Pues lo siento, pero me parece una irresponsabilidad tan bienintencionada como frívola. Éste de la inmigración es un tema acerca del cual resulta fácil hacer grandes discursos y trazar planes perfectos desde un despacho institucional – ¿no iban las sucesivas regularizaciones a “resolver” el problema de los ilegales? – , discursos y planes que pueden ser explosivos una vez caídos sobre el áspero terreno de la realidad. Porque es ahí donde de veras se dirime el profundo cambio sociodemográfico que estamos viviendo: en la sutil convivencia cotidiana de las calles, las escuelas o los ambulatorios; en el delicado encaje entre valores, costumbres y modos de vida dispares, entre los miedos de quienes pueden sentirse invadidos y los recelos de quienes tantean los límites de la integración. Esta misma semana hemos sabido que la economía española crece gracias a los inmigrantes. Estupendo; pero, ¿tranquilizará eso a la familia autóctona que no obtenga la plaza escolar deseada, o la ayuda social pedida, en favor de unos inmigrantes más necesitados? ¿Acallará a los vecinos que se sientan agredidos por la instalación de una mezquita en su calle? ¿Puede alguien garantizar que nuestra economía será capaz de absorber esos tres o cuatro millones de inmigrantes adicionales que se anuncian para la próxima década?

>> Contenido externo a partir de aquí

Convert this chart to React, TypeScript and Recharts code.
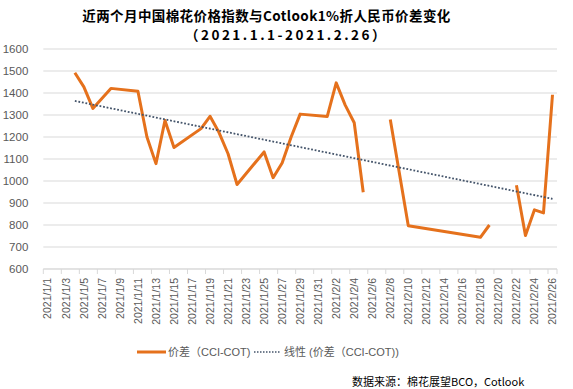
import React from 'react';
import { LineChart, Line, XAxis, YAxis, CartesianGrid } from 'recharts';

const allDates = [
  '2021/1/1', '2021/1/2', '2021/1/3', '2021/1/4', '2021/1/5', '2021/1/6', '2021/1/7', '2021/1/8', '2021/1/9', '2021/1/10',
  '2021/1/11', '2021/1/12', '2021/1/13', '2021/1/14', '2021/1/15', '2021/1/16', '2021/1/17', '2021/1/18', '2021/1/19', '2021/1/20',
  '2021/1/21', '2021/1/22', '2021/1/23', '2021/1/24', '2021/1/25', '2021/1/26', '2021/1/27', '2021/1/28', '2021/1/29', '2021/1/30',
  '2021/1/31', '2021/2/1', '2021/2/2', '2021/2/3', '2021/2/4', '2021/2/5', '2021/2/6', '2021/2/7', '2021/2/8', '2021/2/9',
  '2021/2/10', '2021/2/11', '2021/2/12', '2021/2/13', '2021/2/14', '2021/2/15', '2021/2/16', '2021/2/17', '2021/2/18', '2021/2/19',
  '2021/2/20', '2021/2/21', '2021/2/22', '2021/2/23', '2021/2/24', '2021/2/25', '2021/2/26',
];

const pointDates = [
  '2021/1/4', '2021/1/5', '2021/1/6', '2021/1/7', '2021/1/8', '2021/1/11', '2021/1/12', '2021/1/13', '2021/1/14', '2021/1/15',
  '2021/1/18', '2021/1/19', '2021/1/20', '2021/1/21', '2021/1/22', '2021/1/25', '2021/1/26', '2021/1/27', '2021/1/28', '2021/1/29',
  '2021/2/1', '2021/2/2', '2021/2/3', '2021/2/4', '2021/2/5', '2021/2/6', '2021/2/8', '2021/2/10', '2021/2/18', '2021/2/19',
  '2021/2/20', '2021/2/22', '2021/2/23', '2021/2/24', '2021/2/25', '2021/2/26',
];

const spreadValues: (number | null)[] = [
  1492, 1428, 1330, 1375, 1421, 1408, 1200, 1079, 1275, 1152,
  1238, 1294, 1220, 1124, 984, 1132, 1015, 1082, 1200, 1304,
  1293, 1446, 1345, 1265, 949, null, 1280, 797, 744, 800,
  null, 981, 752, 869, 855, 1392,
];

const trendDates = ['2021/1/4', '2021/2/26'];
const trendValues = [1364, 919];

const yTicks = [600, 700, 800, 900, 1000, 1100, 1200, 1300, 1400, 1500, 1600];
const xLabelIdx = allDates.map((_, i) => i).filter((i) => i % 2 === 0);

const seriesName = '价差（CCI-COT)';
const trendName = '线性 (价差（CCI-COT))';
const titleText = '近两个月中国棉花价格指数与Cotlook1%折人民币价差变化';
const subtitleText = '（2021.1.1-2021.2.26）';
const sourceText = '数据来源：棉花展望BCO，Cotlook';

const CHART_W = 573;
const CHART_H = 389;
const M = { top: 49, right: 16, left: 0, bottom: 60 };
const Y_W = 43.3;
const BAND = (CHART_W - M.left - M.right - Y_W) / allDates.length;

const spreadData = pointDates.map((d, i) => ({ x: allDates.indexOf(d), v: spreadValues[i] }));
const trendData = trendDates.map((d, i) => ({ x: allDates.indexOf(d), v: trendValues[i] }));

const ORANGE = '#E5711C';
const NAVY = '#44546A';
const GRID = '#D9D9D9';
const TEXT = '#595959';

const XTick = (props: any) => {
  const { x, y, payload } = props;
  const idx = payload.value as number;
  const h = BAND / 2;
  const isLast = idx === allDates.length - 1;
  return (
    <g>
      <line x1={x - h} x2={x - h} y1={y} y2={y + 5} stroke={GRID} strokeWidth={1} />
      {isLast && <line x1={x + h} x2={x + h} y1={y} y2={y + 5} stroke={GRID} strokeWidth={1} />}
      <text
        transform={`translate(${x},${y + 9}) rotate(-90)`}
        textAnchor="end"
        dy="0.35em"
        fill={TEXT}
        fontSize={10.5}
        fontFamily="'Liberation Sans', Arial, sans-serif"
      >
        {allDates[idx]}
      </text>
    </g>
  );
};

export default function App() {
  return (
    <div style={{ position: 'absolute', left: 0, top: 0, width: CHART_W, height: CHART_H, background: '#fff', fontFamily: "'Noto Sans CJK SC', sans-serif" }}>
      <div style={{ position: 'absolute', left: 0, width: 533, top: 8, textAlign: 'center', fontSize: 13.5, fontWeight: 700, color: '#000', lineHeight: '14px', letterSpacing: 0.4, whiteSpace: 'nowrap' }}>
        {titleText}
      </div>
      <div style={{ position: 'absolute', left: 0, width: CHART_W, top: 27, textAlign: 'center', fontSize: 13.5, fontWeight: 700, color: '#000', lineHeight: '14px', letterSpacing: 2.5, whiteSpace: 'nowrap' }}>
        {subtitleText}
      </div>
      <LineChart width={CHART_W} height={CHART_H} margin={M} style={{ position: 'absolute', left: 0, top: 0 }}>
        <CartesianGrid horizontal vertical={false} stroke={GRID} />
        <XAxis
          dataKey="x"
          type="number"
          domain={[-0.5, allDates.length - 0.5]}
          ticks={xLabelIdx}
          interval={0}
          tick={<XTick />}
          tickLine={false}
          tickSize={0}
          tickMargin={0}
          axisLine={{ stroke: GRID }}
          height={60}
          allowDataOverflow
        />
        <YAxis
          type="number"
          domain={[600, 1600]}
          ticks={yTicks}
          interval={0}
          width={Y_W}
          tickLine={false}
          axisLine={false}
          tickSize={0}
          tickMargin={15}
          tick={{ fill: TEXT, fontSize: 11.5, fontFamily: "'Liberation Sans', Arial, sans-serif" }}
        />
        <Line
          data={spreadData}
          dataKey="v"
          type="linear"
          stroke={ORANGE}
          strokeWidth={3}
          dot={false}
          connectNulls={false}
          isAnimationActive={false}
          strokeLinejoin="round"
        />
        <Line
          data={trendData}
          dataKey="v"
          type="linear"
          stroke={NAVY}
          strokeWidth={1.8}
          strokeDasharray="1.8 1.8"
          dot={false}
          isAnimationActive={false}
        />
      </LineChart>
      <div style={{ position: 'absolute', top: 344, left: 0, width: CHART_W, height: 16, fontSize: 11, color: TEXT, fontFamily: "'Liberation Sans', 'Noto Sans CJK SC', sans-serif" }}>
        <svg style={{ position: 'absolute', left: 137, top: 0 }} width={30} height={16}>
          <line x1={0} x2={29} y1={8} y2={8} stroke={ORANGE} strokeWidth={3} />
        </svg>
        <span style={{ position: 'absolute', left: 168, top: 0, lineHeight: '16px', whiteSpace: 'nowrap' }}>{seriesName}</span>
        <svg style={{ position: 'absolute', left: 254, top: 0 }} width={28} height={16}>
          <line x1={0} x2={27} y1={8} y2={8} stroke={NAVY} strokeWidth={1.5} strokeDasharray="1.5 1.5" />
        </svg>
        <span style={{ position: 'absolute', left: 284, top: 0, lineHeight: '16px', whiteSpace: 'nowrap' }}>{trendName}</span>
      </div>
      <div style={{ position: 'absolute', top: 373, left: 352, fontSize: 11, color: '#000', lineHeight: '16px', whiteSpace: 'nowrap' }}>
        {sourceText}
      </div>
    </div>
  );
}
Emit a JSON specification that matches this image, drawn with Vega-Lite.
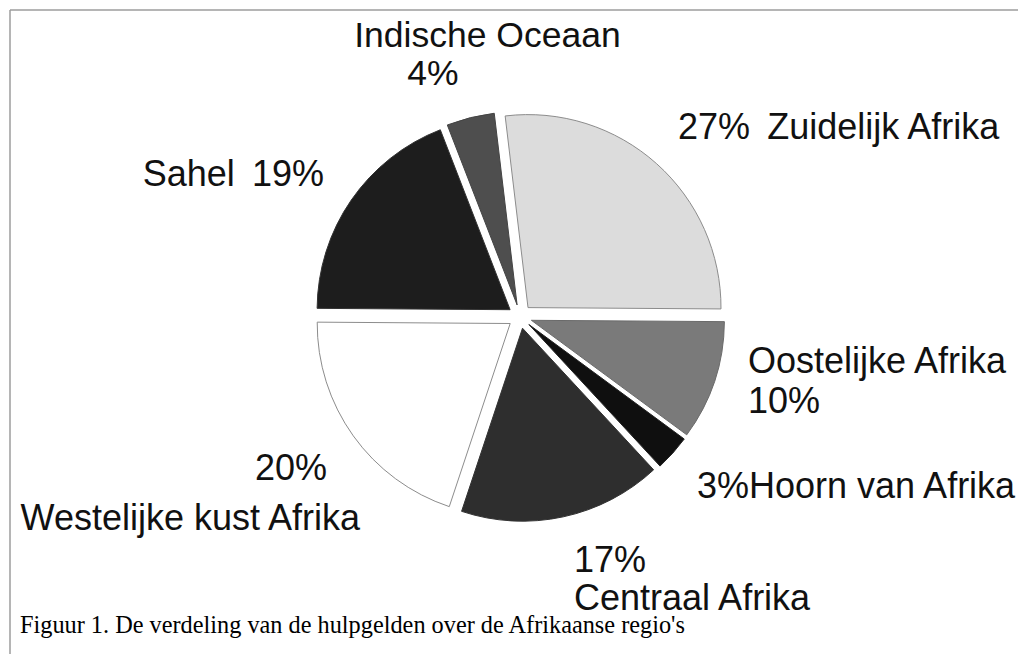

Frente al mantra buenista de derecho al voto para todos – adaptación reciente del clásico papeles para todos – , frente a las prisas inexplicables y alarmantes, opino que lo sensato sería abrir un debate político y social reposado y pedagógico sobre este importante tema, para luego traducir sus conclusiones en reformas legales aplicables de manera paulatina a partir de 2011, en función del arraigo y la reciprocidad. Que no puede haber inmigrantes perpetuos, privados por siempre del derecho al sufragio es tan evidente como que un sistema político estable no puede aumentar su censo electoral con un 10% o 20% de recién llegados cada cuatro años. Y, por favor, que los políticos dejen de acusarse de “electoralismo” a cuenta de la inmigración: hace mucho tiempo que nuestros partidos – todos – no se posicionan sobre éste ni sobre ningún otro asunto sin previo cálculo de pérdidas – beneficios electorales.